Wie üblich bei Storck ist die Anzeige vorbildlich konzipiert: Wenig Text, die Botschaft bereits in der Headline unmissverständlich formuliert, ein (1!!!) Bildmotiv (und eben nicht 3, 4 oder noch mehr) mit ca. 50% Raumanteil, große, gut erkennbaren Packungen und ein hervorgehobener Aktivierungs-Text, abgerundet durch den Absender Storck nebst Logos weiterer Brands. Damit „sitzt“ die Botschaft; viel besser kann man Fachanzeigen nicht gestalten. Dass dieses Inserat nicht für Kreativ-Awards nominiert wird, nimmt der Absender (wie auch bei anderen Motiven) zugunsten einer effektiven Kommunikation gern in Kauf.
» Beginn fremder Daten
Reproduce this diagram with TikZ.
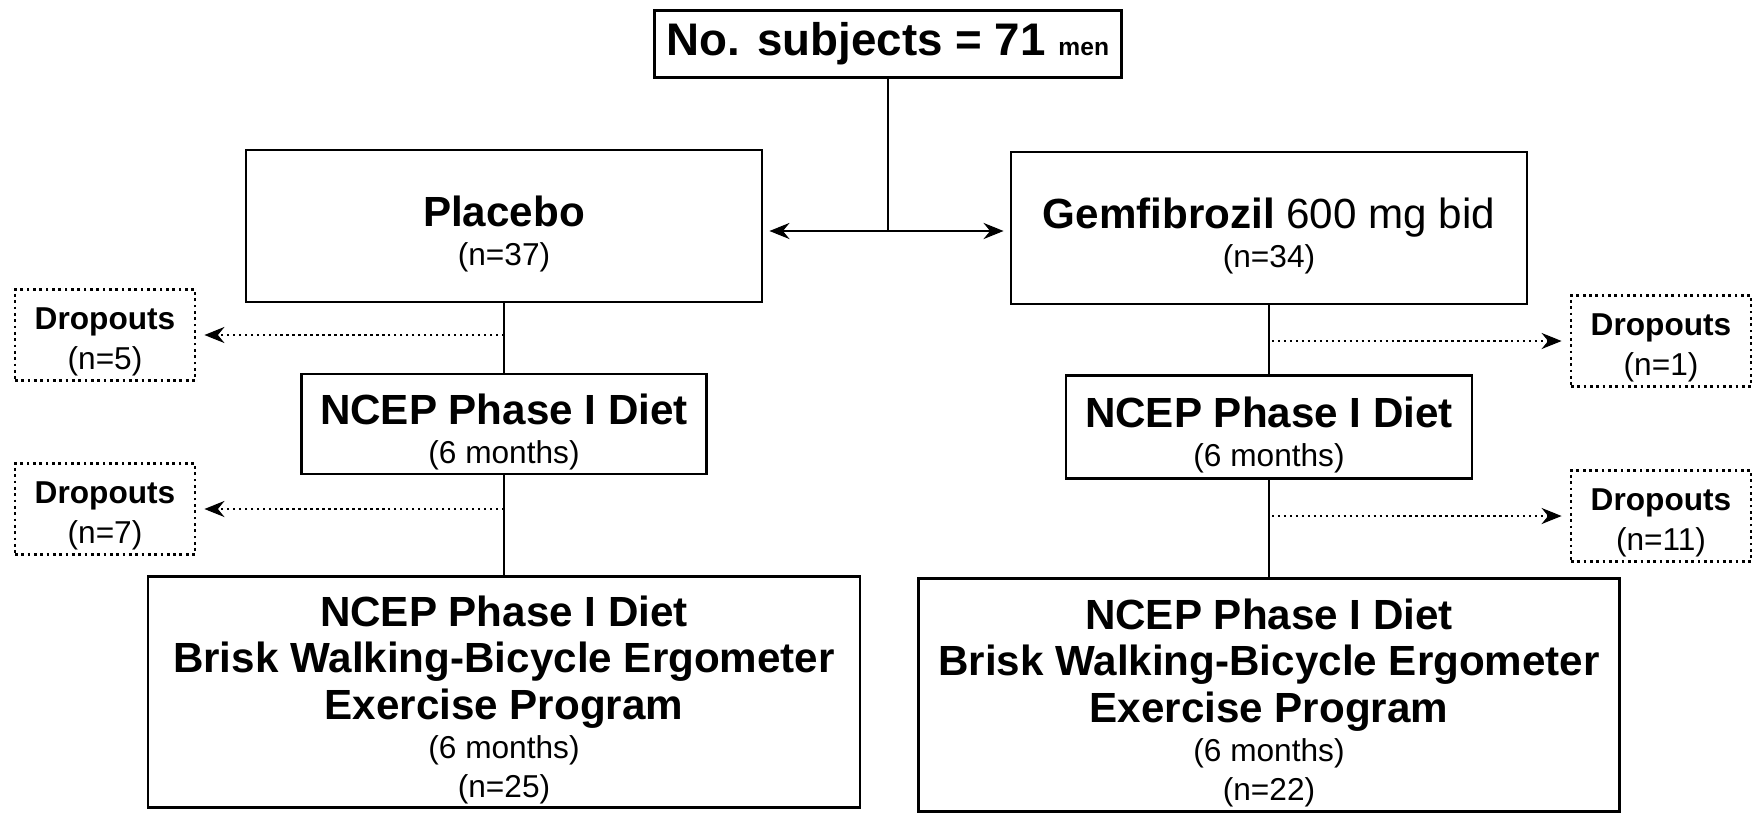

Abschließend sehen wir noch mehr Sterne. Nein, nicht als Auszeichnung gehobener Speisen-Qualität, sondern als Hinweis auf eine Marktsegmentierung auch hier. Der Feinkostanbieter Homann ‚gönntsich‘ eine Marktführerschaft in der Kategorie „Fast-Food-Saucen“. Interessant, hatte der unbedarfte Marktbeobachter doch bisher allen Würzsoßen von Ketchup bis Hot Chili unterstellt, den Job eines Verfeinerers von Gerichten aus der schnellen Küche zuverlässig zu erledigen. Weit gefehlt, das Unter-Segment der Fast-Food-Saucen existiert, nach IRI-Zahlen 2019 dürfen sich die Dissener darin folgerichtig als Nummer 1 bezeichnen.

Du Händler, gönn Dir mal was …
… den Marktführer bei Fast-Food-Saucen!
Quelle: Fachpresse (LZ direkt)

Die 1/1-Anzeige ist grundsätzlich gut strukturiert, wiederkehrende Elemente der beworbenen Publikums-Kampagne wurden vom Gestalter auch für diese B2B-Annonce genutzt. Besonders auffällig: die Hashtag-Headline im trendigen Display-Font und das Foto des herzhaft in einen Burger beißenden Mannes. Das sorgt für Aufmerksamkeit, die neuen Homann-Saucen gehen als kleinere Packshots im unteren Bilddrittel visuell fast etwas unter. Dennoch, durch den verstärkenden Effekt der Motiv-Wiederholung dürfte die Kampagne im Kopf der avisierten Gruppe der Handelsentscheider präsent bleiben.